Michigan beat Wisconsin 87-79 on Sunday afternoon
The Michigan Wolverines needed a miracle.
Trailing the Wisconsin Badgers 68-65 with just 2.1 seconds on the clock, Michigan was facing a difficult inbound pass from the corner of their baseline. And they had no timeouts.
Terrance Williams lofted the ball beyond the three-point line, and Hunter Dickinson used every bit of his 7-foot-3 wingspan — and possibly a forearm shiver — to corral it. He then turned and fired an off-balance prayer from 28 feet.
That will be the shot people remember. But this was a tremendously entertaining back-and-forth affair between two teams desperately trying to claw their way off the NCAA tournament bubble. It scarcely resembled the ugly rock fight these squads participated in just 12 days earlier.
Late in the second half it appeared the Wolverines were going to drop yet another close game, and Badgers guard Max Klesmit was poised to be the hero. The junior banked in a three with just under two minutes to play to give Wisconsin a 64-61 lead, and then he blocked the potential go-ahead layup from Kobe Bufkin with 11 seconds remaining.
Sophomore guard Kamari McGee then sank two free throws to put Wisconsin up three. The Badgers chose not to foul, and that looked like a sound decision after Klesmit blocked Bufkin’s game-tying three-point attempt. But the block went out of bounds, and next came the Dickinson Miracle.
The Michigan Wolverines are now 17-12 on the season, and tied for second in the Big Ten with an 11-7 conference record. They finish their season with road games at Illinois on Thursday, and at Indiana on Sunday. They likely need to win at least one of those contests to make the NCAA Tournament.
Here are three takeaways from Sunday’s game:
Youth is Served
It was Senior Day at the Crisler Center, but the best performances on Sunday came from the youngest players on the floor. Wisconsin freshman Connor Essegian grew up a Michigan fan, but he led the Badgers with 24 points on Sunday. He frequently shook loose from Wolverines defenders, and hit a jumper with 25 seconds left in regulation to put Wisconsin up 66-65.
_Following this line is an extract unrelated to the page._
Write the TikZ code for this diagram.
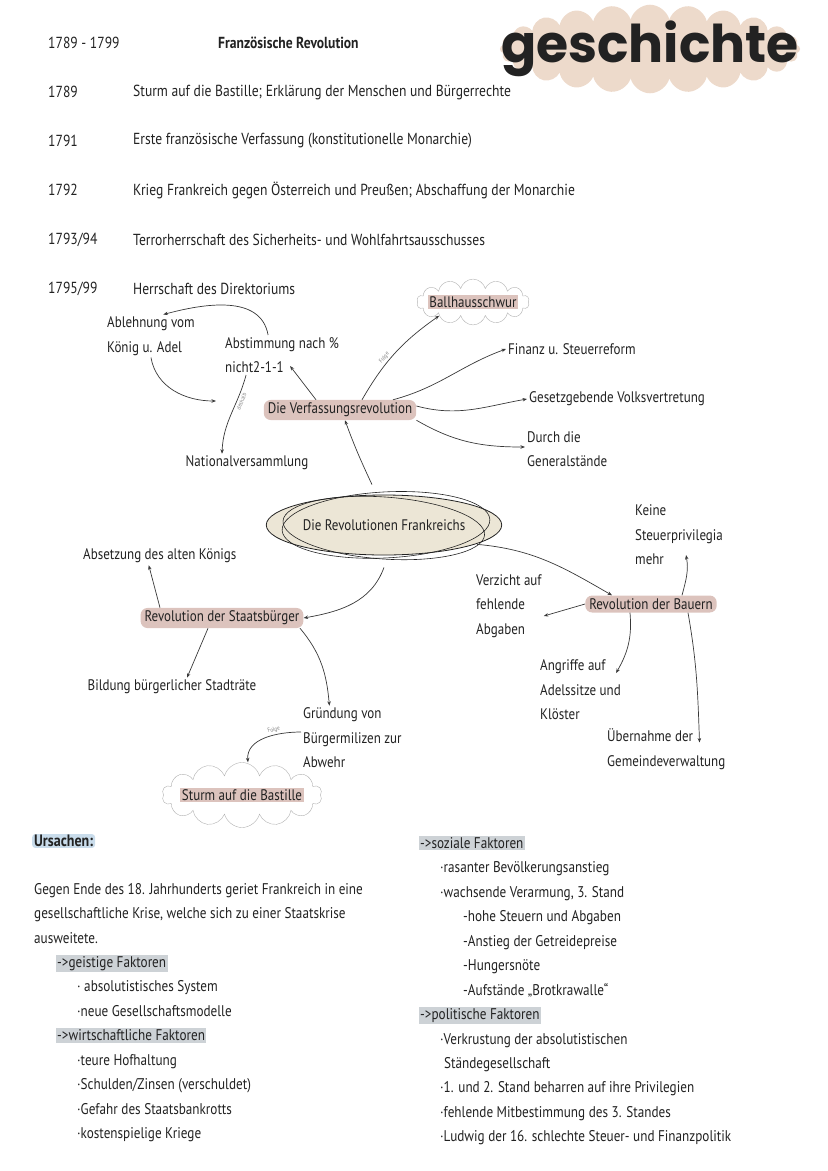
\documentclass[tikz,border=0pt]{standalone}
\usepackage{fontspec}
\setmainfont{PT Sans}[FakeStretch=0.85]
\newfontfamily\titlefont{Poppins}
\usetikzlibrary{arrows.meta,shapes.symbols,shapes.geometric}

\definecolor{ink}{HTML}{222222}
\definecolor{peach}{HTML}{EDDACB}
\definecolor{hlpink}{HTML}{DCC3BD}
\definecolor{hlgray}{HTML}{CDD2D6}
\definecolor{hlblue}{HTML}{C9DCEB}
\definecolor{beige}{HTML}{ECE6D6}

\newcommand{\hlgrau}[1]{{\setlength{\fboxsep}{1.5pt}\hspace*{-1.5pt}\colorbox{hlgray}{#1}}}
\newcommand{\hlrosa}[1]{{\setlength{\fboxsep}{1.5pt}\colorbox{hlpink}{#1}}}

\begin{document}
\begin{tikzpicture}[x=1pt, y=1pt, >={Stealth[length=4.5pt,width=3.5pt]},
    every node/.style={text=ink, inner sep=2pt},
    zeile/.style={anchor=west, font=\fontsize{16}{19}\selectfont},
    mm/.style={font=\fontsize{15.3}{24.5}\selectfont, align=left},
    rosa/.style={mm, fill=hlpink, rounded corners=7pt, inner xsep=4pt, inner ysep=3pt},
    wolke/.style={cloud, cloud puffs=14, aspect=4, draw=gray!60, fill=white, inner xsep=-6pt, inner ysep=-2pt, mm},
    klein/.style={font=\fontsize{6}{7}\selectfont, text=gray},
    pfeil/.style={->, draw=ink!90, line width=0.7pt},
    koerper/.style={anchor=west, font=\fontsize{15.5}{24.45}\selectfont, align=left}]
  \useasboundingbox (0,0) rectangle (828,-1171);

  % Kopf
  \node[cloud, cloud puffs=24, cloud puff arc=150, aspect=5, fill=peach, inner xsep=-44pt, inner ysep=-34pt,
        font=\titlefont\bfseries\fontsize{52}{52}\selectfont] (logo) at (650,-49) {geschichte};
  \node[zeile] (jahre) at (46,-43) {1789 - 1799};
  \node[zeile, font=\bfseries\fontsize{16}{19}\selectfont] (titel) at (216,-43) {Französische Revolution};

  \node[zeile] (j1) at (46,-92) {1789};
  \node[zeile] (t1) at (131,-92) {Sturm auf die Bastille; Erklärung der Menschen und Bürgerrechte};
  \node[zeile] (j2) at (46,-141) {1791};
  \node[zeile] (t2) at (131,-141) {Erste französische Verfassung (konstitutionelle Monarchie)};
  \node[zeile] (j3) at (46,-190) {1792};
  \node[zeile] (t3) at (131,-190) {Krieg Frankreich gegen Österreich und Preußen; Abschaffung der Monarchie};
  \node[zeile] (j4) at (46,-240) {1793/94};
  \node[zeile] (t4) at (131,-240) {Terrorherrschaft des Sicherheits- und Wohlfahrtsausschusses};
  \node[zeile] (j5) at (46,-289) {1795/99};
  \node[zeile] (t5) at (131,-289) {Herrschaft des Direktoriums};

  % Mindmap
  \node[ellipse, draw=ink, fill=beige, line width=0.8pt, minimum width=202pt, minimum height=60pt, mm] (rev) at (384,-525) {Die Revolutionen Frankreichs};
  \draw[ink, line width=0.6pt, rotate around={3:(rev.center)}] ([xshift=2pt]rev.center) ellipse [x radius=104pt, y radius=33pt];
  \draw[ink, line width=0.6pt, rotate around={-4:(rev.center)}] ([yshift=-3pt]rev.center) ellipse [x radius=101pt, y radius=31pt];

  \node[rosa] (verf) at (340,-410) {Die Verfassungsrevolution};
  \node[wolke] (ball) at (473,-302) {\hlrosa{Ballhausschwur}};
  \node[mm, anchor=west] (ablehn) at (105,-336) {Ablehnung vom\\König u. Adel};
  \node[mm, anchor=west] (abst) at (223,-355) {Abstimmung nach \%\\nicht2-1-1};
  \node[mm] (natv) at (247,-463) {Nationalversammlung};
  \node[mm, anchor=west] (fin) at (506,-349) {Finanz u. Steuerreform};
  \node[mm, anchor=west] (gesetz) at (527,-399) {Gesetzgebende Volksvertretung};
  \node[mm, anchor=west] (durch) at (525,-449) {Durch die\\Generalstände};

  \node[mm, anchor=west] (keine) at (633,-535) {Keine\\Steuerprivilegia\\mehr};
  \node[mm, anchor=west] (absetz) at (81,-556) {Absetzung des alten Königs};
  \node[mm, anchor=west] (verz) at (474,-606) {Verzicht auf\\fehlende\\Abgaben};
  \node[rosa] (bauern) at (651,-604) {Revolution der Bauern};
  \node[rosa] (staat) at (222,-618) {Revolution der Staatsbürger};
  \node[mm] (bild) at (172,-687) {Bildung bürgerlicher Stadträte};
  \node[mm, anchor=west] (angr) at (538,-690) {Angriffe auf\\Adelssitze und\\Klöster};
  \node[mm, anchor=west] (grund) at (301,-738) {Gründung von\\Bürgermilizen zur\\Abwehr};
  \node[mm, anchor=west] (uebern) at (605,-749) {Übernahme der\\Gemeindeverwaltung};
  \node[wolke] (sturm) at (242,-795) {\hlrosa{Sturm auf die Bastille}};

  \coordinate (deshalb) at (216,-401);

  \draw[pfeil] (abst.125) to[out=100,in=15] (ablehn.60);
  \draw[pfeil] (ablehn.south) to[out=-80,in=180] (deshalb);
  \draw[pfeil] ([xshift=-36pt]abst.south) to[out=-105,in=88] node[klein, pos=0.3, sloped, below] {deshalb} ([xshift=-25pt]natv.north);
  \draw[pfeil] ([xshift=-24pt]verf.north) -- ([shift={(8pt,-11pt)}]abst.center);
  \draw[pfeil] ([xshift=22pt]verf.north) to[out=60,in=215] node[klein, pos=0.4, sloped, above] {Folge} (ball.south west);
  \draw[pfeil] ([xshift=53pt]verf.north) to[out=15,in=200] (fin.west);
  \draw[pfeil] ([yshift=4pt]verf.east) to[out=-15,in=190] (gesetz.west);
  \draw[pfeil] (verf.south east) to[out=-30,in=180] ([yshift=2pt]durch.west);
  \draw[pfeil] ([xshift=-12pt,yshift=10pt]rev.north) to[out=115,in=-70] ([xshift=5pt]verf.south);
  \draw[pfeil] ([xshift=2pt]rev.-12) to[out=-5,in=150] ([xshift=-39pt]bauern.north);
  \draw[pfeil] ([yshift=-12pt]rev.south) to[out=-110,in=10] (staat.east);
  \draw[pfeil] ([xshift=-62pt]staat.north) -- ([xshift=-11pt]absetz.south);
  \draw[pfeil] ([xshift=-14pt]staat.south) -- ([xshift=15pt]bild.north);
  \draw[pfeil] ([xshift=78pt]staat.south) to[out=-50,in=95] ([xshift=-23pt]grund.north);
  \draw[pfeil] ([yshift=6pt]grund.west) to[out=180,in=95] node[klein, pos=0.35, sloped, above] {Folge} ([xshift=6pt]sturm.north);
  \draw[pfeil] ([xshift=31pt]bauern.north) to[out=75,in=-80] ([shift={(7pt,-20pt)}]keine.center);
  \draw[pfeil] (bauern.west) -- ([yshift=-10pt]verz.east);
  \draw[pfeil] ([xshift=-21pt]bauern.south) to[out=-85,in=60] ([shift={(-7pt,17pt)}]angr.east);
  \draw[pfeil] ([xshift=37pt]bauern.south) to[out=-80,in=92] ([shift={(-28pt,-16pt)}]uebern.north east);

  % Ursachen
  \node[anchor=west, fill=hlblue, rounded corners=3pt, inner xsep=2pt, inner ysep=1pt,
        font=\bfseries\fontsize{16.5}{19}\selectfont] (urs) at (32,-841) {Ursachen:};
  \node[koerper] (links) at (32,-1012.5) {Gegen Ende des 18. Jahrhunderts geriet Frankreich in eine\\
    gesellschaftliche Krise, welche sich zu einer Staatskrise\\
    ausweitete.\\
    \hspace*{23pt}\hlgrau{->geistige Faktoren}\\
    \hspace*{43pt}· absolutistisches System\\
    \hspace*{43pt}·neue Gesellschaftsmodelle\\
    \hspace*{23pt}\hlgrau{->wirtschaftliche Faktoren}\\
    \hspace*{43pt}·teure Hofhaltung\\
    \hspace*{43pt}·Schulden/Zinsen (verschuldet)\\
    \hspace*{43pt}·Gefahr des Staatsbankrotts\\
    \hspace*{43pt}·kostenspielige Kriege};
  \node[koerper] (rechts) at (418,-990.5) {\hlgrau{->soziale Faktoren}\\
    \hspace*{20pt}·rasanter Bevölkerungsanstieg\\
    \hspace*{20pt}·wachsende Verarmung, 3. Stand\\
    \hspace*{43pt}-hohe Steuern und Abgaben\\
    \hspace*{43pt}-Anstieg der Getreidepreise\\
    \hspace*{43pt}-Hungersnöte\\
    \hspace*{43pt}-Aufstände „Brotkrawalle“\\
    \hlgrau{->politische Faktoren}\\
    \hspace*{20pt}·Verkrustung der absolutistischen\\
    \hspace*{24pt}Ständegesellschaft\\
    \hspace*{20pt}·1. und 2. Stand beharren auf ihre Privilegien\\
    \hspace*{20pt}·fehlende Mitbestimmung des 3. Standes\\
    \hspace*{20pt}·Ludwig der 16. schlechte Steuer- und Finanzpolitik};
\end{tikzpicture}
\end{document}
Not to be outdone, Michigan’s youngest player Kobe Bufkin led all scorers with a career-high 28 points. Bufkin chipped in eight rebounds, two assists, and two steals, and he also put the Wolverines up for good in overtime with an and-one layup.
And then there’s Michigan freshman point guard Dug McDaniel, who continued his late-season surge. He didn’t record an assist on Sunday, but he also set a career-high with 20 points, including eight in overtime.
Dickinson Comes, Dickinson Goes
Dickinson’s shot wasn’t his only contribution during the game. But, as with most of his season, the junior big man was frustratingly inconsistent. He was seemingly absent for the first 12 minutes of the game before picking up an offensive foul with Wisconsin leading 20-16. Then he dominated the rest of the half, pouring in 10 points and adding four rebounds and two assists to help Michigan to a 35-27 halftime lead.
Then he disappeared again. Dickinson took just three shots in the first 17 minutes of the second half. But he reappeared when Michigan needed him the most, grabbing a huge offensive rebound, and scoring seven of Michigan’s final nine points of the half. In the end he finished with a terrific all-around game, scoring 23 points on 9-of-13 shooting, with ten rebounds, four assists, two blocks, and a steal.
Goodbye Baker…and Jett and Kobe?
It was an unusually small senior class for Michigan this year, with only grad transfer Joey Baker being feted before the game. Baker didn’t have a particularly good game, finishing just 2-for-8 from the field for nine points. But his two made three-pointers both came at opportune times, and he sank two big free throws in the second half.
But Baker probably wasn’t the only Michigan Wolverine playing his final home game in Ann Arbor. Freshman wing Jett Howard didn’t play at all on Sunday with a sprained ankle, but he’s a projected lottery pick. His status as the coach’s son may keep him at school, but turning down lottery money seems unwise. And then there’s Bufkin, whose late-season emergence has not gone unnoticed by NBA scouts. Next year’s Wolverines may look very different.